--- start of Input ---
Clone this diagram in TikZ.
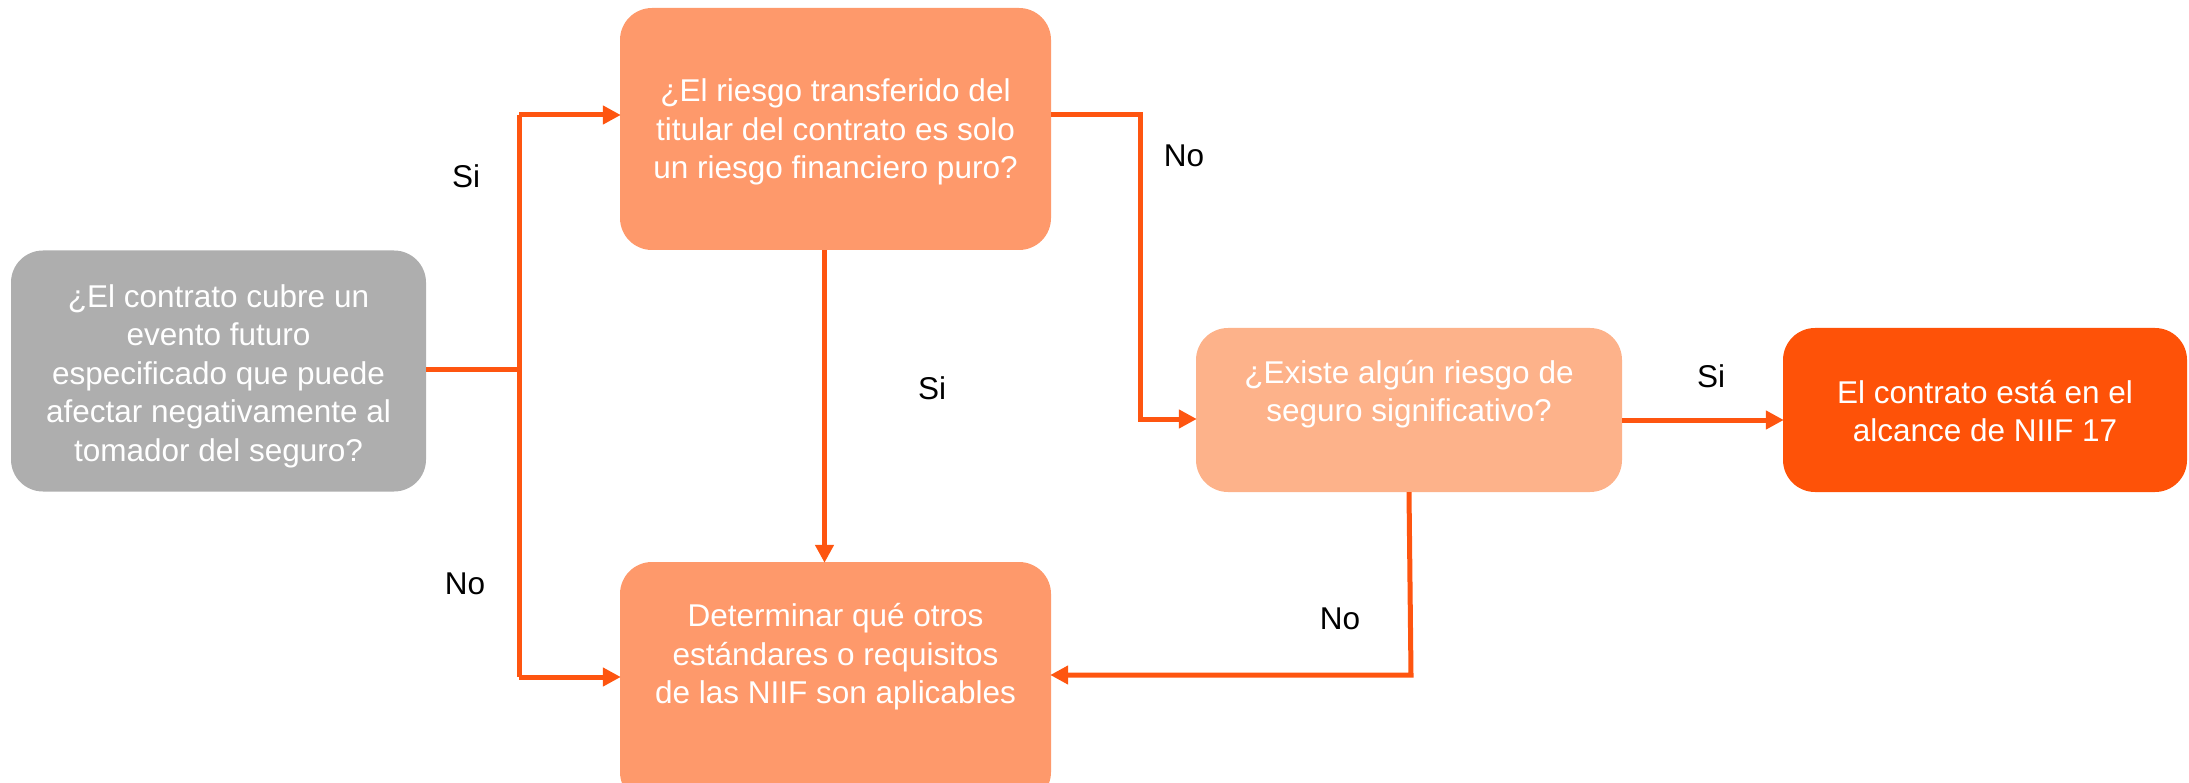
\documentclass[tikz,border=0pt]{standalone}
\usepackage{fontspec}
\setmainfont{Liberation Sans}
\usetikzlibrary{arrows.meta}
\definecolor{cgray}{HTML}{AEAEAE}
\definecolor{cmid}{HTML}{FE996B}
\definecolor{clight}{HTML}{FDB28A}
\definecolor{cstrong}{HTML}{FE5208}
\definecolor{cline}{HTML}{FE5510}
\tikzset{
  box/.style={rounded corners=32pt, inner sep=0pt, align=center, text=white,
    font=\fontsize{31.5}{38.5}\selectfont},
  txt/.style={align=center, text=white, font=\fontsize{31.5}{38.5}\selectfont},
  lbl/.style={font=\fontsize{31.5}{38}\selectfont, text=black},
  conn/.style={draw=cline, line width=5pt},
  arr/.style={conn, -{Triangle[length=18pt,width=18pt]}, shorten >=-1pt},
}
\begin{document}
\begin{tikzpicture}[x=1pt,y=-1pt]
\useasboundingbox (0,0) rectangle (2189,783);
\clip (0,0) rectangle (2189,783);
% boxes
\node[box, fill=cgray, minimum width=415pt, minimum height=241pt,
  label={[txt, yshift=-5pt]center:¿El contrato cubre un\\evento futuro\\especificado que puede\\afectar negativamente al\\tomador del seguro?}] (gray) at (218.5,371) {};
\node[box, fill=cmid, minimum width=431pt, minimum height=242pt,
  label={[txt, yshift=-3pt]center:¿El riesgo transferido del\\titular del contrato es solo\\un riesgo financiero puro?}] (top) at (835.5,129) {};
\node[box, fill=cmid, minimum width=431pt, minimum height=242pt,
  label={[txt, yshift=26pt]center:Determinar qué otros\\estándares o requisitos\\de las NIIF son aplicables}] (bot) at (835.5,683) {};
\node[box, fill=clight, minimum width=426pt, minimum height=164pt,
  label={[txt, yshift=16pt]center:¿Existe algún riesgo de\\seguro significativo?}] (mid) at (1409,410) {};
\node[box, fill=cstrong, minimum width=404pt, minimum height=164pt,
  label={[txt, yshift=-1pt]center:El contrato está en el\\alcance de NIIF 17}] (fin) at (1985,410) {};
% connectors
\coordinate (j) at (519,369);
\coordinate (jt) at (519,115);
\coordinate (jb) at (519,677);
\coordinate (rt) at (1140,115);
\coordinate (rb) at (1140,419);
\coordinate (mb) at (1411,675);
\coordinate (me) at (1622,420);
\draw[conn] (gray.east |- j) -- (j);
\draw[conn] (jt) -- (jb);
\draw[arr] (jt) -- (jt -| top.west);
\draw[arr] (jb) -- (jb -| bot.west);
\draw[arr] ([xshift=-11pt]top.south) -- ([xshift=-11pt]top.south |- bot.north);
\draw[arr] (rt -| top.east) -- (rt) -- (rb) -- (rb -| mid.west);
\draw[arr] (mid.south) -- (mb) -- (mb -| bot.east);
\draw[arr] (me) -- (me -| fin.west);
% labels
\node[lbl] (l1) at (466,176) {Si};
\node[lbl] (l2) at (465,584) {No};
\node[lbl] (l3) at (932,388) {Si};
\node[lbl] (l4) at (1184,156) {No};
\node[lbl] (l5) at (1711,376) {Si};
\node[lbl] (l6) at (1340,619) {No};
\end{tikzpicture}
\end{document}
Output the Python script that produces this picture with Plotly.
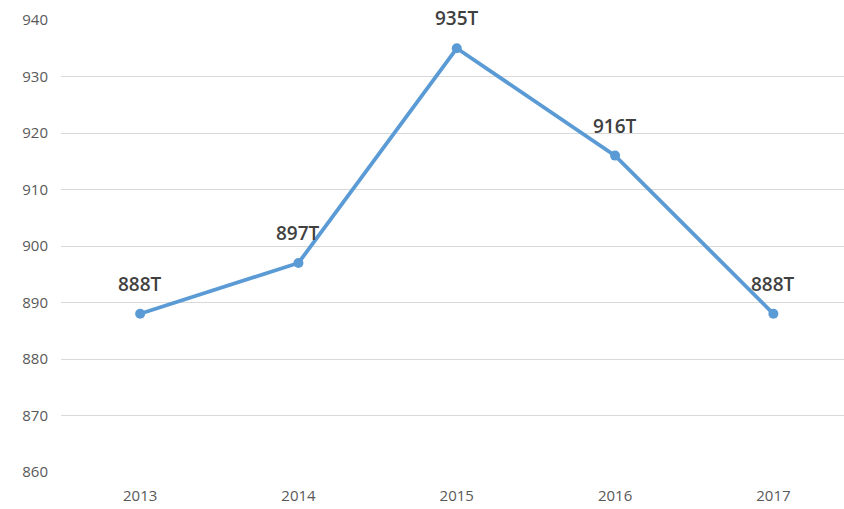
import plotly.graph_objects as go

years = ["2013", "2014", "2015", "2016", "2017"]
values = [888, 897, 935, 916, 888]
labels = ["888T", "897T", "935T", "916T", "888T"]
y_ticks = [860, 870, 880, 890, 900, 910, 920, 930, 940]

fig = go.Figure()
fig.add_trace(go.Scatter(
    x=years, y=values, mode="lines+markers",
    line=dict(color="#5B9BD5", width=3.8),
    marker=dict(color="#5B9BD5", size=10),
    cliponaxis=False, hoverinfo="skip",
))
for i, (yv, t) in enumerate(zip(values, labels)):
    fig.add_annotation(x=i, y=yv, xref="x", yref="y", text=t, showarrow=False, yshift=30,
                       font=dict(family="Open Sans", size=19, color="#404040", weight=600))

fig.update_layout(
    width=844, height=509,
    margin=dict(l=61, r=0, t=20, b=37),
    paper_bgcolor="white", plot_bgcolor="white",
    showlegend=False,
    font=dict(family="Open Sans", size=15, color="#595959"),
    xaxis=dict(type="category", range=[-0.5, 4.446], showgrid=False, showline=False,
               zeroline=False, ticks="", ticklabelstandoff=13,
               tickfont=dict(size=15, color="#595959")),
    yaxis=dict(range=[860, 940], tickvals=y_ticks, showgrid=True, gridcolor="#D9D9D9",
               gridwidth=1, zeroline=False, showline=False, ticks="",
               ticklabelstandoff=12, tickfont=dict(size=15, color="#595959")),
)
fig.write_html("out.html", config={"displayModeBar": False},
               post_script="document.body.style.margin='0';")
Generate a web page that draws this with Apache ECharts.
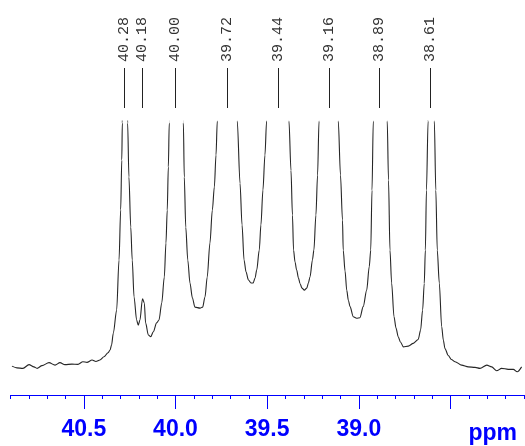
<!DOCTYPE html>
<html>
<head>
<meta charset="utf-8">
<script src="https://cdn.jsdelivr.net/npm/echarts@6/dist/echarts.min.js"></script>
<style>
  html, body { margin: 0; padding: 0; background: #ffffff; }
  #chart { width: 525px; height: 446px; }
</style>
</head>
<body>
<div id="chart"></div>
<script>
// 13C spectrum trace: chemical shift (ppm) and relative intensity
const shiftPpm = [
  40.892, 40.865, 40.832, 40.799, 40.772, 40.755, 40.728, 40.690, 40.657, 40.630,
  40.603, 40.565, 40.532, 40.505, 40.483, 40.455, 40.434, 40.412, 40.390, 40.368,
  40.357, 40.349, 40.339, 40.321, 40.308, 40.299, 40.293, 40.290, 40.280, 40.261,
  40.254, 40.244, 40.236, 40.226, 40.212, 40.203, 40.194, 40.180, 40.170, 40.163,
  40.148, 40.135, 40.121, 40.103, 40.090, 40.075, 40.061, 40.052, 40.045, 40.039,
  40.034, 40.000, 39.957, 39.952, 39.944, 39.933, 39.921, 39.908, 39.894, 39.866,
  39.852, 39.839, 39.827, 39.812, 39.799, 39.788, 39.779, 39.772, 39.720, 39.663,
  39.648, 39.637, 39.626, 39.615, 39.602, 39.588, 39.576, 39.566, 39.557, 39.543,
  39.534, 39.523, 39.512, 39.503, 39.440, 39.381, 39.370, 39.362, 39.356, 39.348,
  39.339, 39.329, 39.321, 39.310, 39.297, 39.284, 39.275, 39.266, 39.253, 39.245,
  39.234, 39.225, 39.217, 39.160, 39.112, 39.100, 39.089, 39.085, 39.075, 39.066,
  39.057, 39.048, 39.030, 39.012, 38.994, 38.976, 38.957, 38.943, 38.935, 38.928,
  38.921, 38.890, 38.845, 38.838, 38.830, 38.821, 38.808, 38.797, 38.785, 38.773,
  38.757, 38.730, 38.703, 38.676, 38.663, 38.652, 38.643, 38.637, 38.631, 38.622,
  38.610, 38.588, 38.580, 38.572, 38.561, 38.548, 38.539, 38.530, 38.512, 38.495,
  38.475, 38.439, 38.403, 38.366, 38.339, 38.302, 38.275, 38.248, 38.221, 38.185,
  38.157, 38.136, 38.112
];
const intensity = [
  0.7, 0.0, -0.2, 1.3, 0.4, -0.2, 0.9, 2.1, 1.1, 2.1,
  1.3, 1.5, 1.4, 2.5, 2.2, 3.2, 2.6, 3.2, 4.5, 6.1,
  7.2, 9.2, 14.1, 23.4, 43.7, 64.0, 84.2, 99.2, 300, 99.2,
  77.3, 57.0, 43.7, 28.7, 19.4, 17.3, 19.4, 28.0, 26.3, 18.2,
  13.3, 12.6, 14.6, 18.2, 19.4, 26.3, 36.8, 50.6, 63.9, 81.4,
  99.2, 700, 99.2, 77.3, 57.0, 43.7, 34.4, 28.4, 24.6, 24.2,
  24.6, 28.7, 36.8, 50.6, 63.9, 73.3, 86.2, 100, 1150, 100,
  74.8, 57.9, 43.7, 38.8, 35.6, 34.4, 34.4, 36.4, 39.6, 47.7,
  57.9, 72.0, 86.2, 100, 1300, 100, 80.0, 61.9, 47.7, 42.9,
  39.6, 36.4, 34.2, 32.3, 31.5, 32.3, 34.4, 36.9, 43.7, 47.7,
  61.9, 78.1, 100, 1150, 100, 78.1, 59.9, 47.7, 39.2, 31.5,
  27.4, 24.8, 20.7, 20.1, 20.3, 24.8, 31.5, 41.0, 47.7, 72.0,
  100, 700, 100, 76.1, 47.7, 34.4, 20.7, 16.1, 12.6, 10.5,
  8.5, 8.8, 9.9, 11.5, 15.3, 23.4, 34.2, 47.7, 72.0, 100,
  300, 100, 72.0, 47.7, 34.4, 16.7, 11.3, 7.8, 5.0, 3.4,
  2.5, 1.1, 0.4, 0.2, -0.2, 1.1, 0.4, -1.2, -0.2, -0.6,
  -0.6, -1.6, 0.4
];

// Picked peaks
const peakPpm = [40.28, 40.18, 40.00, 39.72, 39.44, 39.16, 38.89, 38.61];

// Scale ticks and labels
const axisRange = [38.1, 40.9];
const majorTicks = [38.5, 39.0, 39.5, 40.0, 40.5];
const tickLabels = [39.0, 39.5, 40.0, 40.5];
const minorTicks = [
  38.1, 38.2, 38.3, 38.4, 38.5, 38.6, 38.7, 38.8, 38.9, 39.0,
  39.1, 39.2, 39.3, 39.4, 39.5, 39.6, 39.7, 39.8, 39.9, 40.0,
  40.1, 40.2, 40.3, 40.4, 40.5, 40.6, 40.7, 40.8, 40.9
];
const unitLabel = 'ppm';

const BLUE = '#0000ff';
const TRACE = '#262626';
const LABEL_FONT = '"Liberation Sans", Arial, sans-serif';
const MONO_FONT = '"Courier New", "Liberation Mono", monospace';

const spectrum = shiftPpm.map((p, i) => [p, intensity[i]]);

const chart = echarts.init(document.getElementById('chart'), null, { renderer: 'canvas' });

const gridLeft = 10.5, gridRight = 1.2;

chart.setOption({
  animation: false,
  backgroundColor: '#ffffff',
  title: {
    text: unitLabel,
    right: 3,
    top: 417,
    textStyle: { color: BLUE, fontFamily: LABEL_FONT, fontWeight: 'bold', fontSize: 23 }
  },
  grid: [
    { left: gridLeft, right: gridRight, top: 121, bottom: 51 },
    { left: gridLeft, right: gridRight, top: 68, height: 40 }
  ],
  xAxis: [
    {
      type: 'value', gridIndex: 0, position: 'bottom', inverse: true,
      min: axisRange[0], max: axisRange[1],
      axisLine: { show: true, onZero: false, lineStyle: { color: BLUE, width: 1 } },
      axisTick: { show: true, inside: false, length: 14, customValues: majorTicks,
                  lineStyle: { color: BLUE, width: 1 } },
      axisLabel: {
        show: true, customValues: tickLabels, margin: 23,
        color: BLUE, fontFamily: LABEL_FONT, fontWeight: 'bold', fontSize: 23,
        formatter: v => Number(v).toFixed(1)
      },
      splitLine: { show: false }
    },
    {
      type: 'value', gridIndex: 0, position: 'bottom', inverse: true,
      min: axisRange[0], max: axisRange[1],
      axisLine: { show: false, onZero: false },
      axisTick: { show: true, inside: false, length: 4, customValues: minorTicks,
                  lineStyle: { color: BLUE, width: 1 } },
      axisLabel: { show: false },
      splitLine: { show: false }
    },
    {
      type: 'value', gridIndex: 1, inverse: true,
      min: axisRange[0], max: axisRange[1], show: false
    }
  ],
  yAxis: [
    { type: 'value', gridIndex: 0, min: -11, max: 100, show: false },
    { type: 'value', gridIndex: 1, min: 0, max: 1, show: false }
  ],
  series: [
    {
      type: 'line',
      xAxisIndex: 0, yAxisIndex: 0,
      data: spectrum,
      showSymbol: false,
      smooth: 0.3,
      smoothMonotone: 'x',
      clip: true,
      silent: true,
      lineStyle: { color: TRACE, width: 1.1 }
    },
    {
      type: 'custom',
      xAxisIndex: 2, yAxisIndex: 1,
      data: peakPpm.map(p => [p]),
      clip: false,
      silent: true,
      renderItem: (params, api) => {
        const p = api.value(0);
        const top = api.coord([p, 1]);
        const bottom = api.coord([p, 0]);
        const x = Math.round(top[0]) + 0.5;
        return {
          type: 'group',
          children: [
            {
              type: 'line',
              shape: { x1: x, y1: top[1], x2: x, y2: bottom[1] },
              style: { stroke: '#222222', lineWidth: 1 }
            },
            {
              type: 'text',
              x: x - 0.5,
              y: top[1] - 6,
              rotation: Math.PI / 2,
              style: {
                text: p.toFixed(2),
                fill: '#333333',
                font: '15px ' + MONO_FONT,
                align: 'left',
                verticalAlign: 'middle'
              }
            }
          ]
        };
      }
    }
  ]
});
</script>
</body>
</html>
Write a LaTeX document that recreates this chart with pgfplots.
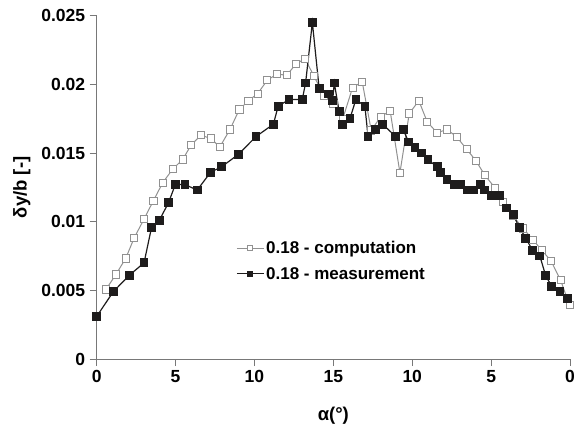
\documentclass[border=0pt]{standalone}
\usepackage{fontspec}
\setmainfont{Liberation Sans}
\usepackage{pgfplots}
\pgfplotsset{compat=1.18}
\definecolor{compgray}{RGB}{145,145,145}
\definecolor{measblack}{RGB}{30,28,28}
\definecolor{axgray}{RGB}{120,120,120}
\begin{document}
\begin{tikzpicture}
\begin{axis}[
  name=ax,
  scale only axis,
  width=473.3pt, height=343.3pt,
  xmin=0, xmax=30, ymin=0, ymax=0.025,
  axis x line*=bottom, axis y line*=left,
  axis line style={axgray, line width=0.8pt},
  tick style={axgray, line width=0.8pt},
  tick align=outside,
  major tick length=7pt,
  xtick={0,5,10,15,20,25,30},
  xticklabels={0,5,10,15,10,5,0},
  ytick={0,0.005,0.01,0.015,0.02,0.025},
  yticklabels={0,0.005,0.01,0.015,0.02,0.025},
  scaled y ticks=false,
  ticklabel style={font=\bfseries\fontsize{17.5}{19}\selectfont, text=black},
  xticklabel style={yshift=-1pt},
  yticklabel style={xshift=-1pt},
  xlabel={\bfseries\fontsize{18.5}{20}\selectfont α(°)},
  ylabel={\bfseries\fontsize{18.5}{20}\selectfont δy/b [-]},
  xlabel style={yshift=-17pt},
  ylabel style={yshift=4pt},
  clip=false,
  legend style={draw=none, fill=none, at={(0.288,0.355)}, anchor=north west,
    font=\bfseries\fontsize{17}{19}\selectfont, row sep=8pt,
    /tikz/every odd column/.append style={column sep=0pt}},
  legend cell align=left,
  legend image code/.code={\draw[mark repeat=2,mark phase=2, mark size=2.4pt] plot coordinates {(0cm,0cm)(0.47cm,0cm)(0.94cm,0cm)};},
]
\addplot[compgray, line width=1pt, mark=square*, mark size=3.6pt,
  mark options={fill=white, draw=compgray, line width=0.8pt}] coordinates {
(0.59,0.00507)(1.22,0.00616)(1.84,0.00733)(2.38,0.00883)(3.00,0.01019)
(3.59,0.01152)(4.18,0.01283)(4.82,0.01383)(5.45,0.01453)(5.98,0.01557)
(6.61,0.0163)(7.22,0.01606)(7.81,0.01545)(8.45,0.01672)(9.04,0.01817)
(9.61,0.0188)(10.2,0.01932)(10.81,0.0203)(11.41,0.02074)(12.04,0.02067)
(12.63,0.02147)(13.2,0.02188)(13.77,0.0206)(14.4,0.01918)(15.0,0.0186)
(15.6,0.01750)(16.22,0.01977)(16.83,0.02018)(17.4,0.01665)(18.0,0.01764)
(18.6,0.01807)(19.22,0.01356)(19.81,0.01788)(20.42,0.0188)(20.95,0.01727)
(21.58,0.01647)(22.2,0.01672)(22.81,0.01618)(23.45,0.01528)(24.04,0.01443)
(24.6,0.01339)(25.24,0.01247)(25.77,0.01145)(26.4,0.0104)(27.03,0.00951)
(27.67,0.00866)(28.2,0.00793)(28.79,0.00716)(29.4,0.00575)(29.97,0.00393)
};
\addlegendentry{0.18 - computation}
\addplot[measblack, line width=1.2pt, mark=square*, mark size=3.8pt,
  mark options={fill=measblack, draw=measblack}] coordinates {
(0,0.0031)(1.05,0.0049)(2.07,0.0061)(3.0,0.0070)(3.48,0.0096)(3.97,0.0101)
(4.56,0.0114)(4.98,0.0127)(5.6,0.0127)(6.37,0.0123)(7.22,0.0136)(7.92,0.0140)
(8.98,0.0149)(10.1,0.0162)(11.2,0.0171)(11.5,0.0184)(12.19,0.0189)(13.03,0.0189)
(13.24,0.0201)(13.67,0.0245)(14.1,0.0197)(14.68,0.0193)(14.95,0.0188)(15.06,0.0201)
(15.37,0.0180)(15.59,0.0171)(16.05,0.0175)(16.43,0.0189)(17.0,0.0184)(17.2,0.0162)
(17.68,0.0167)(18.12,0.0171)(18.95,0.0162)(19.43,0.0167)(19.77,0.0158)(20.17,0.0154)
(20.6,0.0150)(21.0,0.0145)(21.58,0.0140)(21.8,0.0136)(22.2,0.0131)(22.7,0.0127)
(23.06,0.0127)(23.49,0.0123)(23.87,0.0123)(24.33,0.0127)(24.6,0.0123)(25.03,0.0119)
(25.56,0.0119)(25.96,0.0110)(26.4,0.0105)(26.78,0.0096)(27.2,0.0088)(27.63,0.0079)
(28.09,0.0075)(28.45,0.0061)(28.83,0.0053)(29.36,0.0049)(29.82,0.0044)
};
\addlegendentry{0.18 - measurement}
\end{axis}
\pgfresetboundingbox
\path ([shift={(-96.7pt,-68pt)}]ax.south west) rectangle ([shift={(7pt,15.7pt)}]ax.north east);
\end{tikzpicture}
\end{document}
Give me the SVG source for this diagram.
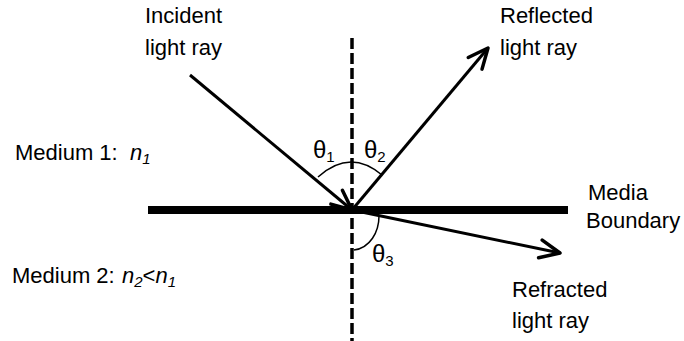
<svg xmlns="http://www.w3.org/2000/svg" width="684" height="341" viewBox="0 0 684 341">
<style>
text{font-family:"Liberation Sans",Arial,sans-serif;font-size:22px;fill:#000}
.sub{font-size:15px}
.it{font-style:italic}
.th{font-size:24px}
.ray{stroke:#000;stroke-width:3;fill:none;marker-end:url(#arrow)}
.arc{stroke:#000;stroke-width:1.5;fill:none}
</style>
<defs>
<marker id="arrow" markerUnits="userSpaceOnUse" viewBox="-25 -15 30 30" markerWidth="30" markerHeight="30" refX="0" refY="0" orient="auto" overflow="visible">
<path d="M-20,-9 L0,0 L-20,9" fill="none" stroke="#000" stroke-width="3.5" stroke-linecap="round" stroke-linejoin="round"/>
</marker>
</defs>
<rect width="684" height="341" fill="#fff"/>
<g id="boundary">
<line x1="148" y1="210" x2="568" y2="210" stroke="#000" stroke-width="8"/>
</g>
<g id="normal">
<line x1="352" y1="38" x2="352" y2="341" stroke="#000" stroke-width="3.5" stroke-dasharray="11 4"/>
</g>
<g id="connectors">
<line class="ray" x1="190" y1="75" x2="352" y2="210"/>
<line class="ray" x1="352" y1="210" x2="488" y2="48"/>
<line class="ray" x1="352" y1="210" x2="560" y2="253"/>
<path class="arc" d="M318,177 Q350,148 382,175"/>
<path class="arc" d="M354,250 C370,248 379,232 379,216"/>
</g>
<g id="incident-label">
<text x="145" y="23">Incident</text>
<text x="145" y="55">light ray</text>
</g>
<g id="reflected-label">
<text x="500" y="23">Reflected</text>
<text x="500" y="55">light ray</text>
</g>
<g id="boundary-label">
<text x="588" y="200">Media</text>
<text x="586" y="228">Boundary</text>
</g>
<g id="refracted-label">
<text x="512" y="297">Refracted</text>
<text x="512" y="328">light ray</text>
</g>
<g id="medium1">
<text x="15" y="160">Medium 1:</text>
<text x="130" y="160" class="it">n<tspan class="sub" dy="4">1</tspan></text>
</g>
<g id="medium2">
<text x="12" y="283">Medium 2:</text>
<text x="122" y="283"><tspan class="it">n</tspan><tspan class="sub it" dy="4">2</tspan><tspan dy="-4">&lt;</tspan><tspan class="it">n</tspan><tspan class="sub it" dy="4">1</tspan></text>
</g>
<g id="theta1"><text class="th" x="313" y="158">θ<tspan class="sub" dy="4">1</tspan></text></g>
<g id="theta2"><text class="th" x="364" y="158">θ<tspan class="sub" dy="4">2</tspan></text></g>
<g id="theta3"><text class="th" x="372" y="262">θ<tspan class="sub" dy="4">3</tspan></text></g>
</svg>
--- end of Input ---
Exercise task - Copy every line of the records above that contains "diagram".

Solution to the exercise -
Clone this diagram in TikZ.
Give me the SVG source for this diagram.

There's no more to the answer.